## YOUR INSTRUCTIONS
An exact copy of all the data is required, with pictures left out.

Rows from a dataset of charts and code:
★ ★ ★
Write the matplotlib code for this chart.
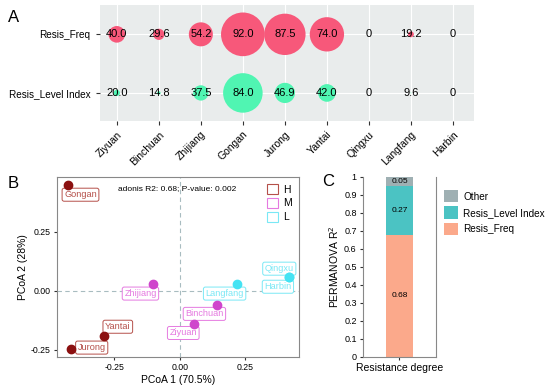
import numpy as np
import matplotlib.pyplot as plt
from matplotlib.patches import Patch

plt.rcParams['font.family'] = ['Liberation Sans', 'DejaVu Sans']

# ---- data ----
sites = ["Ziyuan", "Binchuan", "Zhijiang", "Gongan", "Jurong",
         "Yantai", "Qingxu", "Langfang", "Harbin"]
resis_freq = [40.0, 29.6, 54.2, 92.0, 87.5, 74.0, 0, 19.2, 0]
resis_level = [20.0, 14.8, 37.5, 84.0, 46.9, 42.0, 0, 9.6, 0]
rows = ["Resis_Level Index", "Resis_Freq"]

# PCoA coordinates
pcoa_sites = ["Gongan", "Jurong", "Yantai", "Zhijiang", "Ziyuan",
              "Binchuan", "Langfang", "Harbin", "Qingxu"]
pcoa1 = [-0.427, -0.416, -0.29, -0.103, 0.055, 0.141, 0.218, 0.416, 0.416]
pcoa2 = [0.449, -0.246, -0.19, 0.03, -0.14, -0.059, 0.03, 0.059, 0.059]
pcoa_group = ["H", "H", "H", "M", "M", "M", "L", "L", "L"]

# PERMANOVA
perm_names = ["Resis_Freq", "Resis_Level Index", "Other"]
perm_r2 = [0.68, 0.27, 0.05]

# ---- figure ----
fig = plt.figure(figsize=(5.5, 3.88), dpi=100)

# Panel A: bubble chart
axA = fig.add_axes([0.1818, 0.688, 0.68, 0.299])
axA.set_facecolor('#e9ecec')
x = np.arange(len(sites))


def bubble_size(v):
    # diameter in px grows with value, converted to points^2
    v = np.array(v)
    d = np.clip(0.52 * (v - 8), 0, None) * 0.72
    d[v == 0] = 0
    return d ** 2


axA.scatter(x, np.ones(len(x)), s=bubble_size(resis_freq), color='#f7587a',
            linewidths=0, zorder=3)
axA.scatter(x, np.zeros(len(x)), s=bubble_size(resis_level), color='#50f5b2',
            linewidths=0, zorder=3)
for i in range(len(sites)):
    t1 = "0" if resis_freq[i] == 0 else f"{resis_freq[i]:.1f}"
    t2 = "0" if resis_level[i] == 0 else f"{resis_level[i]:.1f}"
    axA.text(i, 1, t1, ha='center', va='center', fontsize=8, zorder=4)
    axA.text(i, 0, t2, ha='center', va='center', fontsize=8, zorder=4)

axA.set_xlim(-0.4, 8.5)
axA.set_ylim(-0.48, 1.5)
axA.set_xticks(x)
axA.set_xticklabels(sites, rotation=45, ha='right', rotation_mode='anchor',
                    fontsize=7.5)
axA.set_yticks([0, 1])
axA.set_yticklabels(rows, fontsize=7.2)
axA.grid(color='white', linewidth=0.8)
axA.set_axisbelow(True)
for s in axA.spines.values():
    s.set_visible(False)
axA.tick_params(length=3, color='#333333', pad=3)
axA.tick_params(axis='y', pad=4)

# Panel B: PCoA
axB = fig.add_axes([0.1036, 0.0799, 0.44, 0.464])
colors = {"H": "#8b1010", "M": "#cf45cc", "L": "#45e3f3"}
edge_cols = {"H": "#b5504a", "M": "#e57ae0", "L": "#7ae8f5"}
axB.axvline(0, color='#a8bcc0', ls=(0, (4, 3)), lw=0.8, zorder=1)
axB.axhline(0, color='#a8bcc0', ls=(0, (4, 3)), lw=0.8, zorder=1)

label_off = {"Gongan": (9, -7), "Jurong": (15, 1), "Yantai": (10, 6.5),
             "Zhijiang": (-9, -7), "Ziyuan": (-8, -6.5), "Binchuan": (-9, -6.5),
             "Langfang": (-9, -7), "Harbin": (-8, -7), "Qingxu": (-7, 6)}
for name, px, py, g in zip(pcoa_sites, pcoa1, pcoa2, pcoa_group):
    axB.annotate(name, (px, py), xytext=label_off[name], textcoords='offset points',
                 ha='center', va='center', fontsize=6.6, color=edge_cols[g],
                 bbox=dict(boxstyle='round,pad=0.22', fc='white',
                           ec=edge_cols[g], lw=0.7), zorder=4)
for px, py, g in zip(pcoa1, pcoa2, pcoa_group):
    axB.plot(px, py, 'o', ms=6, color=colors[g], zorder=5, clip_on=False)

axB.text(-0.01, 0.432, "adonis R2: 0.68; P-value: 0.002", ha='center',
         va='center', fontsize=6)
axB.set_xlim(-0.469, 0.454)
axB.set_ylim(-0.28, 0.483)
axB.set_xticks([-0.25, 0, 0.25])
axB.set_xticklabels(["-0.25", "0.00", "0.25"])
axB.set_yticks([-0.25, 0, 0.25])
axB.set_yticklabels(["-0.25", "0.00", "0.25"])
axB.tick_params(labelsize=6.3, length=2.5, color='#333333', pad=2)
axB.set_xlabel("PCoA 1 (70.5%)", fontsize=7.5, labelpad=2)
axB.set_ylabel("PCoA 2 (28%)", fontsize=7.5, labelpad=2)
for s in axB.spines.values():
    s.set_color('#888888')
handles = [Patch(fc='white', ec=edge_cols[g], lw=0.8, label=g) for g in ["H", "M", "L"]]
axB.legend(handles=handles, loc='upper right', frameon=False, fontsize=7.5,
           handlelength=1.0, handleheight=1.1, handletextpad=0.5,
           labelspacing=0.3, borderaxespad=0.3)

# Panel C: PERMANOVA stacked bar
axC = fig.add_axes([0.66, 0.0799, 0.1327, 0.464])
bar_cols = ["#fba98b", "#4bc3c3", "#9fb0b3"]
bottom = 0
for name, v, c in zip(perm_names, perm_r2, bar_cols):
    axC.bar(1, v, bottom=bottom, width=0.45, color=c, label=name)
    axC.text(1, bottom + v / 2, f"{v:.2f}", ha='center', va='center', fontsize=6)
    bottom += v
axC.set_xlim(0.4, 1.6)
axC.set_ylim(0, 1)
axC.set_yticks(np.arange(0, 1.01, 0.1))
axC.set_yticklabels(["0"] + [f"{t:.1f}" for t in np.arange(0.1, 0.95, 0.1)] + ["1"])
axC.set_xticks([1])
axC.set_xticklabels(["Resistance degree"], fontsize=7.5)
axC.tick_params(axis='y', labelsize=6.5)
axC.tick_params(length=2.5, color='#333333', pad=2)
axC.set_ylabel("PERMANOVA R$^2$", fontsize=7.5, labelpad=2)
for s in axC.spines.values():
    s.set_color('#888888')
axC.spines['top'].set_visible(False)
h, l = axC.get_legend_handles_labels()
axC.legend(h[::-1], l[::-1], loc='upper left', bbox_to_anchor=(1.03, 0.96),
           frameon=False, fontsize=7.2, handlelength=1.4, handleheight=1.5,
           handletextpad=0.5, labelspacing=0.4, borderaxespad=0.2)

fig.text(8 / 550, 1 - 17 / 388, "A", fontsize=12, va='center')
fig.text(8 / 550, 1 - 183 / 388, "B", fontsize=12, va='center')
fig.text(322 / 550, 1 - 182 / 388, "C", fontsize=12, va='center')

fig.savefig("out.png", dpi=100)
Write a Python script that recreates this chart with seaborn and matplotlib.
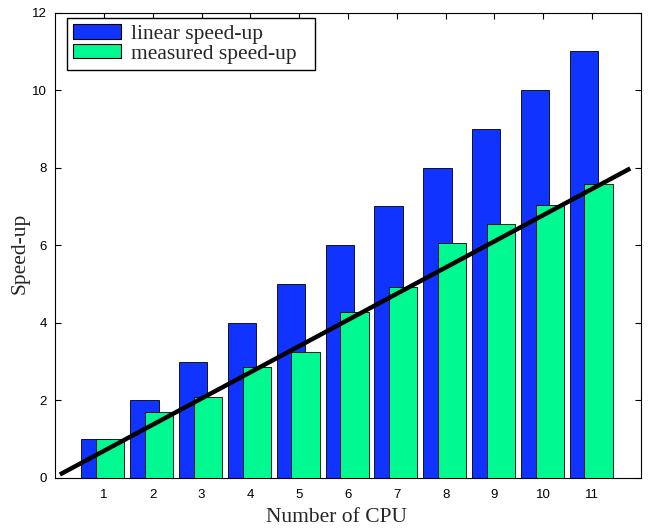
★ ★ ★
## RESULT FOR THIS TASK
Write the matplotlib code for this chart.
import numpy as np
import matplotlib.pyplot as plt
from matplotlib.patches import Patch

plt.rcParams['font.family'] = ['Liberation Sans', 'DejaVu Sans']

# ---- data ----
sites = ["Ziyuan", "Binchuan", "Zhijiang", "Gongan", "Jurong",
         "Yantai", "Qingxu", "Langfang", "Harbin"]
resis_freq = [40.0, 29.6, 54.2, 92.0, 87.5, 74.0, 0, 19.2, 0]
resis_level = [20.0, 14.8, 37.5, 84.0, 46.9, 42.0, 0, 9.6, 0]
rows = ["Resis_Level Index", "Resis_Freq"]

# PCoA coordinates
pcoa_sites = ["Gongan", "Jurong", "Yantai", "Zhijiang", "Ziyuan",
              "Binchuan", "Langfang", "Harbin", "Qingxu"]
pcoa1 = [-0.427, -0.416, -0.29, -0.103, 0.055, 0.141, 0.218, 0.416, 0.416]
pcoa2 = [0.449, -0.246, -0.19, 0.03, -0.14, -0.059, 0.03, 0.059, 0.059]
pcoa_group = ["H", "H", "H", "M", "M", "M", "L", "L", "L"]

# PERMANOVA
perm_names = ["Resis_Freq", "Resis_Level Index", "Other"]
perm_r2 = [0.68, 0.27, 0.05]

# ---- figure ----
fig = plt.figure(figsize=(5.5, 3.88), dpi=100)

# Panel A: bubble chart
axA = fig.add_axes([0.1818, 0.688, 0.68, 0.299])
axA.set_facecolor('#e9ecec')
x = np.arange(len(sites))


def bubble_size(v):
    # diameter in px grows with value, converted to points^2
    v = np.array(v)
    d = np.clip(0.52 * (v - 8), 0, None) * 0.72
    d[v == 0] = 0
    return d ** 2


axA.scatter(x, np.ones(len(x)), s=bubble_size(resis_freq), color='#f7587a',
            linewidths=0, zorder=3)
axA.scatter(x, np.zeros(len(x)), s=bubble_size(resis_level), color='#50f5b2',
            linewidths=0, zorder=3)
for i in range(len(sites)):
    t1 = "0" if resis_freq[i] == 0 else f"{resis_freq[i]:.1f}"
    t2 = "0" if resis_level[i] == 0 else f"{resis_level[i]:.1f}"
    axA.text(i, 1, t1, ha='center', va='center', fontsize=8, zorder=4)
    axA.text(i, 0, t2, ha='center', va='center', fontsize=8, zorder=4)

axA.set_xlim(-0.4, 8.5)
axA.set_ylim(-0.48, 1.5)
axA.set_xticks(x)
axA.set_xticklabels(sites, rotation=45, ha='right', rotation_mode='anchor',
                    fontsize=7.5)
axA.set_yticks([0, 1])
axA.set_yticklabels(rows, fontsize=7.2)
axA.grid(color='white', linewidth=0.8)
axA.set_axisbelow(True)
for s in axA.spines.values():
    s.set_visible(False)
axA.tick_params(length=3, color='#333333', pad=3)
axA.tick_params(axis='y', pad=4)

# Panel B: PCoA
axB = fig.add_axes([0.1036, 0.0799, 0.44, 0.464])
colors = {"H": "#8b1010", "M": "#cf45cc", "L": "#45e3f3"}
edge_cols = {"H": "#b5504a", "M": "#e57ae0", "L": "#7ae8f5"}
axB.axvline(0, color='#a8bcc0', ls=(0, (4, 3)), lw=0.8, zorder=1)
axB.axhline(0, color='#a8bcc0', ls=(0, (4, 3)), lw=0.8, zorder=1)

label_off = {"Gongan": (9, -7), "Jurong": (15, 1), "Yantai": (10, 6.5),
             "Zhijiang": (-9, -7), "Ziyuan": (-8, -6.5), "Binchuan": (-9, -6.5),
             "Langfang": (-9, -7), "Harbin": (-8, -7), "Qingxu": (-7, 6)}
for name, px, py, g in zip(pcoa_sites, pcoa1, pcoa2, pcoa_group):
    axB.annotate(name, (px, py), xytext=label_off[name], textcoords='offset points',
                 ha='center', va='center', fontsize=6.6, color=edge_cols[g],
                 bbox=dict(boxstyle='round,pad=0.22', fc='white',
                           ec=edge_cols[g], lw=0.7), zorder=4)
for px, py, g in zip(pcoa1, pcoa2, pcoa_group):
    axB.plot(px, py, 'o', ms=6, color=colors[g], zorder=5, clip_on=False)

axB.text(-0.01, 0.432, "adonis R2: 0.68; P-value: 0.002", ha='center',
         va='center', fontsize=6)
axB.set_xlim(-0.469, 0.454)
axB.set_ylim(-0.28, 0.483)
axB.set_xticks([-0.25, 0, 0.25])
axB.set_xticklabels(["-0.25", "0.00", "0.25"])
axB.set_yticks([-0.25, 0, 0.25])
axB.set_yticklabels(["-0.25", "0.00", "0.25"])
axB.tick_params(labelsize=6.3, length=2.5, color='#333333', pad=2)
axB.set_xlabel("PCoA 1 (70.5%)", fontsize=7.5, labelpad=2)
axB.set_ylabel("PCoA 2 (28%)", fontsize=7.5, labelpad=2)
for s in axB.spines.values():
    s.set_color('#888888')
handles = [Patch(fc='white', ec=edge_cols[g], lw=0.8, label=g) for g in ["H", "M", "L"]]
axB.legend(handles=handles, loc='upper right', frameon=False, fontsize=7.5,
           handlelength=1.0, handleheight=1.1, handletextpad=0.5,
           labelspacing=0.3, borderaxespad=0.3)

# Panel C: PERMANOVA stacked bar
axC = fig.add_axes([0.66, 0.0799, 0.1327, 0.464])
bar_cols = ["#fba98b", "#4bc3c3", "#9fb0b3"]
bottom = 0
for name, v, c in zip(perm_names, perm_r2, bar_cols):
    axC.bar(1, v, bottom=bottom, width=0.45, color=c, label=name)
    axC.text(1, bottom + v / 2, f"{v:.2f}", ha='center', va='center', fontsize=6)
    bottom += v
axC.set_xlim(0.4, 1.6)
axC.set_ylim(0, 1)
axC.set_yticks(np.arange(0, 1.01, 0.1))
axC.set_yticklabels(["0"] + [f"{t:.1f}" for t in np.arange(0.1, 0.95, 0.1)] + ["1"])
axC.set_xticks([1])
axC.set_xticklabels(["Resistance degree"], fontsize=7.5)
axC.tick_params(axis='y', labelsize=6.5)
axC.tick_params(length=2.5, color='#333333', pad=2)
axC.set_ylabel("PERMANOVA R$^2$", fontsize=7.5, labelpad=2)
for s in axC.spines.values():
    s.set_color('#888888')
axC.spines['top'].set_visible(False)
h, l = axC.get_legend_handles_labels()
axC.legend(h[::-1], l[::-1], loc='upper left', bbox_to_anchor=(1.03, 0.96),
           frameon=False, fontsize=7.2, handlelength=1.4, handleheight=1.5,
           handletextpad=0.5, labelspacing=0.4, borderaxespad=0.2)

fig.text(8 / 550, 1 - 17 / 388, "A", fontsize=12, va='center')
fig.text(8 / 550, 1 - 183 / 388, "B", fontsize=12, va='center')
fig.text(322 / 550, 1 - 182 / 388, "C", fontsize=12, va='center')

fig.savefig("out.png", dpi=100)
Write a Python script that recreates this chart with seaborn and matplotlib.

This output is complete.